Önce “Meclisin Babası”nın (Father of the House) kim olduğu tesbit edilir.. Bizde TBMM’nin ilk oturumuna en yaşlı ütesinin başkanlık ettiğini bilirsiniz. İngilizlerde, en yaşlı değil de en kıdemli, yani kesintisiz olarak en uzun süre görev yapan üye “Meclisin Babası”dır. Yeni oluşumunda “Meclisin Babası” 1983’ten beri milletvekili olan, İşçi Partili Sir Edward Leigh’tir.
Milletvekilleri “Baba”nın peşine takılıp Westminster Binası içindeki Avam Kamarasından Lordlar Kamarasına kadar giderler. “Baba” kapıyı çalar. Kendisine, Kralın Avam Kamarası Başkanının seçilmesini emreden mesajı tebliğ olunur. Hep birlikte Avam Kamarasına dönülür. “Baba”nın başkanlığında adaylar tesbit edilir ve seçime geçilir. Seçilebilmek için oyların yarıdan fazlasının alınması şarttır. İlk turda bu sağlamazsa en az oy alan aday elenir ve ikinci tura geçilir. Bu süreç adaylardan birinin %50’yi geçmesine değin sürdürülür.

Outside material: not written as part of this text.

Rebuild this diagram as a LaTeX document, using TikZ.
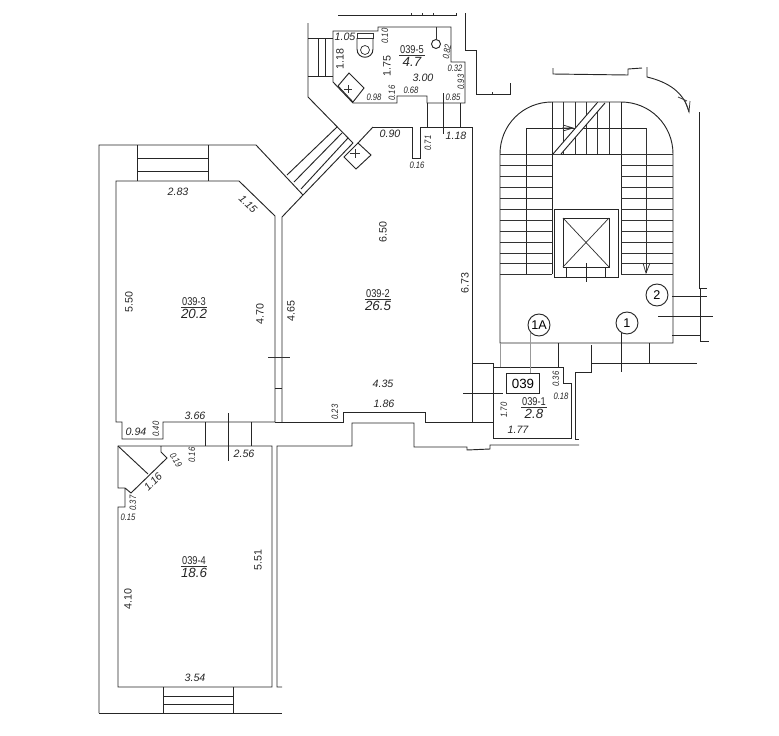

Seçim nihayet tamamlanınca komedi başlar. Milletvekilleri yeni seçilen Başkanı yaka paça kargatulumba, iterek, çekerek, sürükleyerek makamına getirip koltuğuna oturturlar. Bu geleneksel komedinin kökü tarihe dayanır. Yüzyıllar önce, Avam Kamarasının görüşlerini, isteklerini Krala iletmekle görevli olan Başkanının söylediklerini beğenmediği takdirde Kral (veya Kraliçe) Atalarımızın “Tiz alın kellesini” buruğunun İngilizcesini söyleyip Meclis Başkanını öldürme yetkisine sahipmiş. Bu nedenle kimse Avam kamarası Başkanlığını üstlenmek istemez, seçildiğinde o koltuğa oturmamak için direndiğinden dolayı milletvekilleri tarafından makamına karga tulumba götürülüp oturtulurmuş.
Şimdi artık Kralın (veya Kraliçenin) böyle bir yetkisi yok ama bu komik gelenek hala sürdürülüyor.
Bakalım Avam Kamarası ilk toplantısı sonunda hangi üyesini karga tulumba makamına oturtacak.